Natural gas that is going to be transported by the Trans-Adriatic gas pipeline, will contribute to decarbonization and its effects will be felt in South-East Europe and Western Balkans primarily, said a representative of TAP for Greece Katerina Papaleksandri.
According to Papaleksandri, energy sectors hinge on hard fossil fuels for electricity production, such as coal and lignite.
“Trans-Adriatic Pipeline will help Europe shift to the economy with low carbon-dioxide share, it will diversify energy supply sources, strengthen European competition and improve the European gas connection. We expect demand for natural gas to increase, since it replaces coal and wood,” said Papaleksandri.
Trans-Adriatic Pipeline is part of Trans-Anatolian Pipeline which came into use last summer and is intended to bring gas to the Azerbaijani Shah Deniz 2 gas field in the Caspian Sea, crossing Turkey to Europe. Trans-Adriatic Pipeline starts at the Greek-Turkish border, goes through Albania, Adriatic Sea and comes ashore in Southern Italy. The first gas deliveries will begin next year.
Papaleksandri said that works in Greece and Albania neared completion and that almost all pipes had been filled and installed.
“Trans-Adriatic Pipeline is currently moving further into the project construction phase. Compressor and dosing stations are being completed, pipeline receiving terminal in Italy as well,” pointed out Papaleksandri.
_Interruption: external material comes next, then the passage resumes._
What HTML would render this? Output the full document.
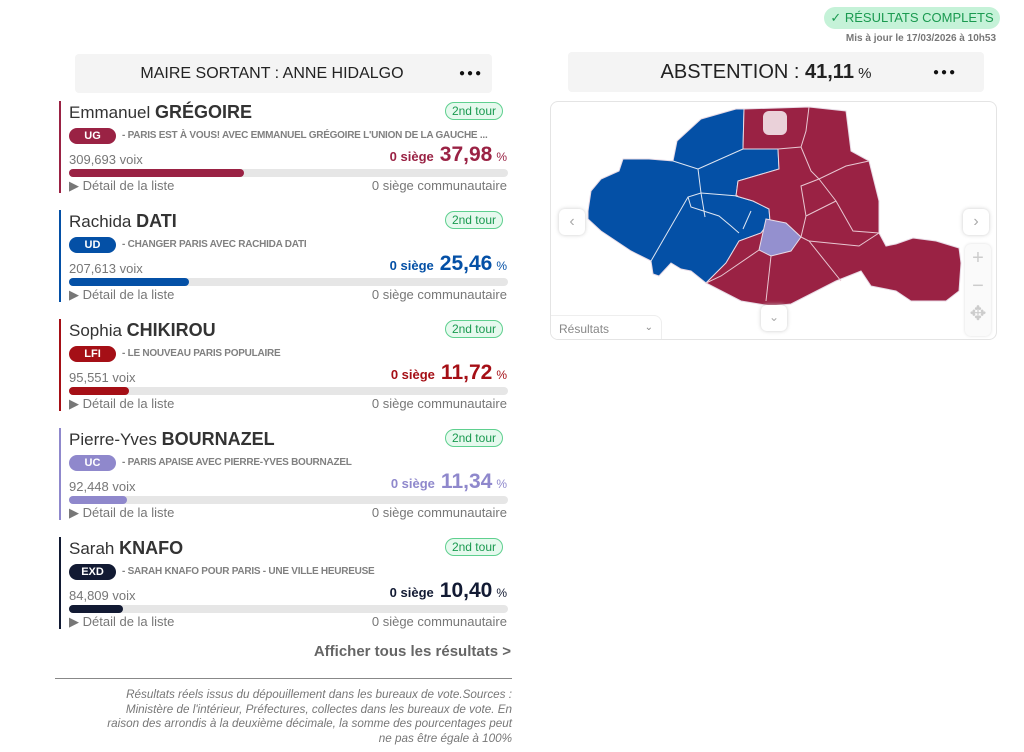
<!DOCTYPE html>
<html><head><meta charset="utf-8">
<style>
*{box-sizing:border-box;margin:0;padding:0}
body{width:1024px;height:752px;background:#fff;font-family:"Liberation Sans",sans-serif;position:relative;overflow:hidden;color:#2a2f36}
.abs{position:absolute}
.hdr{background:#f4f4f4;border-radius:4px}
.card{position:absolute;left:59px;width:452px;height:92px;border-left:2px solid}
.name{position:absolute;left:8px;top:1px;font-size:17px;color:#333;white-space:nowrap}
.name b{font-size:18px}
.tour{position:absolute;right:8px;top:1px;font-size:12px;color:#1a9a50;border:1.5px solid #5fd08f;background:#e6f9ee;border-radius:9px;padding:1px 6px}
.badge{position:absolute;left:8px;top:27px;width:47px;height:16px;border-radius:8px;color:#fff;font-size:11px;font-weight:bold;text-align:center;line-height:16px}
.list{position:absolute;left:61px;top:29px;font-size:10px;color:#808080;white-space:nowrap;font-weight:bold;letter-spacing:-0.25px}
.voix{position:absolute;left:8px;top:51px;font-size:13px;color:#777}
.pct{position:absolute;right:4px;top:42px;white-space:nowrap;font-weight:bold;font-size:13px}
.pct span.big{font-size:21px;margin-left:6px}
.pct span.u{font-size:12px;font-weight:normal;margin-left:4px}
.barbg{position:absolute;left:8px;top:68px;width:439px;height:8px;border-radius:4px;background:#e6e6e6}
.bar{position:absolute;left:0;top:0;height:8px;border-radius:4px}
.det{position:absolute;left:8px;top:77px;font-size:13px;color:#777}
.comm{position:absolute;right:4px;top:77px;font-size:13px;color:#777}
.dots{font-size:10px;letter-spacing:2px;color:#111}
</style></head><body>
<div class="abs" style="left:824px;top:7px;width:176px;height:22px;border-radius:11px;background:#c5f2d8;color:#1a9a50;font-size:13px;line-height:22px;text-align:center">✓ RÉSULTATS COMPLETS</div>
<div class="abs" style="left:800px;top:33px;width:196px;text-align:right;font-size:10px;color:#777;font-weight:bold">Mis à jour le 17/03/2026 à 10h53</div>

<div class="abs hdr" style="left:75px;top:54px;width:417px;height:39px"></div>
<div class="abs" style="left:75px;top:65px;width:394px;text-align:center;font-size:16px;color:#222">MAIRE SORTANT : ANNE HIDALGO</div>
<div class="abs dots" style="left:459px;top:68px">●●●</div>

<div class="abs hdr" style="left:568px;top:52px;width:416px;height:40px"></div>
<div class="abs" style="left:568px;top:61px;width:396px;text-align:center;font-size:20px;color:#222">ABSTENTION : <b>41,11</b><span style="font-size:15px"> %</span></div>
<div class="abs dots" style="left:933px;top:67px">●●●</div>

<div id="cards"></div>

<div class="abs" style="left:250px;top:643px;width:261px;text-align:right;font-size:15px;font-weight:bold;color:#666">Afficher tous les résultats &gt;</div>
<div class="abs" style="left:55px;top:678px;width:457px;height:1px;background:#888"></div>
<div class="abs" style="left:55px;top:688px;width:457px;text-align:right;font-size:11.7px;font-style:italic;color:#777;line-height:14.5px">Résultats réels issus du dépouillement dans les bureaux de vote.Sources :<br>Ministère de l'intérieur, Préfectures, collectes dans les bureaux de vote. En<br>raison des arrondis à la deuxième décimale, la somme des pourcentages peut<br>ne pas être égale à 100%</div>

<div class="abs" style="left:550px;top:101px;width:447px;height:239px;border:1px solid #e4e4e4;border-radius:8px;overflow:hidden">
<svg width="447" height="239" viewBox="550 101 447 239">
<g stroke="#e8dbe6" stroke-width="1">
<polygon fill="#0450a6" points="587,210 590,190 600,178 618,170 622,158 648,158 672,160 676,140 700,118 735,108 743,108 742,148 777,148 778,168 737,180 735,195 752,200 768,208 769,220 760,232 738,240 725,262 705,282 690,270 680,268 670,262 658,275 652,273 650,260 630,250 600,230 587,218"/>
<polygon fill="#9a2244" points="743,108 808,106 845,110 850,150 868,160 878,200 878,232 885,245 895,243 912,237 935,240 958,247 960,262 958,290 945,300 910,300 895,290 870,285 860,270 835,280 790,303 770,305 740,300 705,282 725,262 738,240 760,232 769,220 768,208 752,200 735,195 737,180 778,168 777,148 742,148"/>
<polygon fill="#9490cf" points="765,218 785,222 800,236 790,250 770,255 758,249"/>
</g>
<g stroke="#dfe6f2" stroke-width="1" fill="none">
<polyline points="672,160 697,168 700,192 687,196 650,260"/>
<polyline points="697,168 742,148"/>
<polyline points="700,192 737,195"/>
<polyline points="687,196 690,206 718,215 730,225 738,232"/>
<polyline points="750,210 742,228"/>
<polyline points="700,192 704,216"/>
</g>
<g stroke="#e8c7d2" stroke-width="1" fill="none">
<polyline points="808,106 805,130 800,146 777,148"/>
<polyline points="800,146 810,170 818,178 845,165 868,160"/>
<polyline points="818,178 800,185 805,215 800,236"/>
<polyline points="818,178 835,200 852,230 878,232"/>
<polyline points="805,215 835,200"/>
<polyline points="800,236 808,240 840,280"/>
<polyline points="808,240 858,245 878,232"/>
<polyline points="770,255 765,300"/>
<polyline points="758,249 720,275 705,282"/>
</g>
<rect x="762" y="110" width="24" height="24" rx="6" fill="#f3e4ea" opacity="0.9"/>
</svg>
<div class="abs" style="left:8px;top:107px;width:26px;height:26px;border-radius:6px;background:#fff;box-shadow:0 0 4px #ccc;text-align:center;line-height:26px;color:#aaa;font-size:16px">‹</div>
<div class="abs" style="left:412px;top:107px;width:26px;height:26px;border-radius:6px;background:#fff;box-shadow:0 0 4px #ccc;text-align:center;line-height:26px;color:#aaa;font-size:16px">›</div>
<div class="abs" style="left:210px;top:203px;width:26px;height:26px;border-radius:6px;background:#fff;box-shadow:0 0 4px #ccc;text-align:center;line-height:24px;color:#aaa;font-size:12px">⌄</div>
<div class="abs" style="left:414px;top:142px;width:26px;height:92px;border-radius:6px;background:#fafafa;box-shadow:0 0 3px #ddd;color:#ccc;text-align:center;font-size:20px;line-height:28px">+<br>−<br>✥</div>
<div class="abs" style="left:0;top:213px;width:111px;height:26px;border-top:1px solid #eee;border-right:1px solid #eee;border-radius:0 8px 0 0;background:#fff;font-size:12px;color:#888;padding:6px 8px">Résultats<span style="float:right;font-size:10px">⌄</span></div>
</div>

<script>
const names=["Emmanuel","Rachida","Sophia","Pierre-Yves","Sarah"];
const surnames=["GRÉGOIRE","DATI","CHIKIROU","BOURNAZEL","KNAFO"];
const parties=["UG","UD","LFI","UC","EXD"];
const lists=["PARIS EST À VOUS! AVEC EMMANUEL GRÉGOIRE L'UNION DE LA GAUCHE ...","CHANGER PARIS AVEC RACHIDA DATI","LE NOUVEAU PARIS POPULAIRE","PARIS APAISE AVEC PIERRE-YVES BOURNAZEL","SARAH KNAFO POUR PARIS - UNE VILLE HEUREUSE"];
const votes=["309,693","207,613","95,551","92,448","84,809"];
const percents=[37.98,25.46,11.72,11.34,10.40];
const colors=["#9a2244","#0450a6","#a50f16","#8f88cc","#121a33"];
const root=document.getElementById('cards');
const barW=p=>4.39*p+8.3;
percents.forEach((p,i)=>{
  const c=document.createElement('div');
  c.className='card';
  
  
  c.style.top=(101+i*109)+'px';
  c.style.borderLeftColor=colors[i];
  const pc=colors[i];
  c.innerHTML=`<div class="name">${names[i]} <b>${surnames[i]}</b></div>
<div class="tour">2nd tour</div>
<div class="badge" style="background:${pc}">${parties[i]}</div>
<div class="list">- ${lists[i]}</div>
<div class="voix">${votes[i]} voix</div>
<div class="pct" style="color:${pc}">0 siège<span class="big">${p.toFixed(2).replace('.',',')}</span><span class="u">%</span></div>
<div class="barbg"><div class="bar" style="width:${barW(p)}px;background:${pc}"></div></div>
<div class="det">▶ Détail de la liste</div>
<div class="comm">0 siège communautaire</div>`;
  root.appendChild(c);
});
</script>
</body></html>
She points out that the European Commission and the EU Member States have recognized the Trans-Adriatic Pipeline as a very important strategic project. The pipeline is 878 kilometers long.
On 1 July, the Trans-Adriatic Pipeline launched a market test, a commercial process through which gas shippers can get access to new, long-term capacities.
Trans-Adriatic Pipeline representative for Greece says that natural gas is the best energy source in conjunction with renewable resources, thanks to its price and natural characteristics.
“Gas, as the cleanest fuel fossil fuel, has clear environmental advantages over other energy sources such as coal and oil,” stressed out Papaleksandri, as CdM reports.
She adds that the development of renewable energy resources is crucial to European transition to the economy with low carbon-dioxide share.
“Natural gas will still be part of the divergent energy mix, which includes other energy sources, such as renewable nuclear sources. Europe will need reliable, safe and accessible energy coming from various sources. In accordance with the European Energy Strategy, every EU Member State should have access to at least three electricity supply sources,” concluded Papaleksandri.
Trans-Adriatic Pipeline stretch passing through Montenegro is Ionian-Adriatic pipeline. Papaleksandri said that she did not want to comment on other pipeline systems.
“Trans-Adriatic Pipeline remains open for cooperation with IAP promoters,” added Papaleksandri.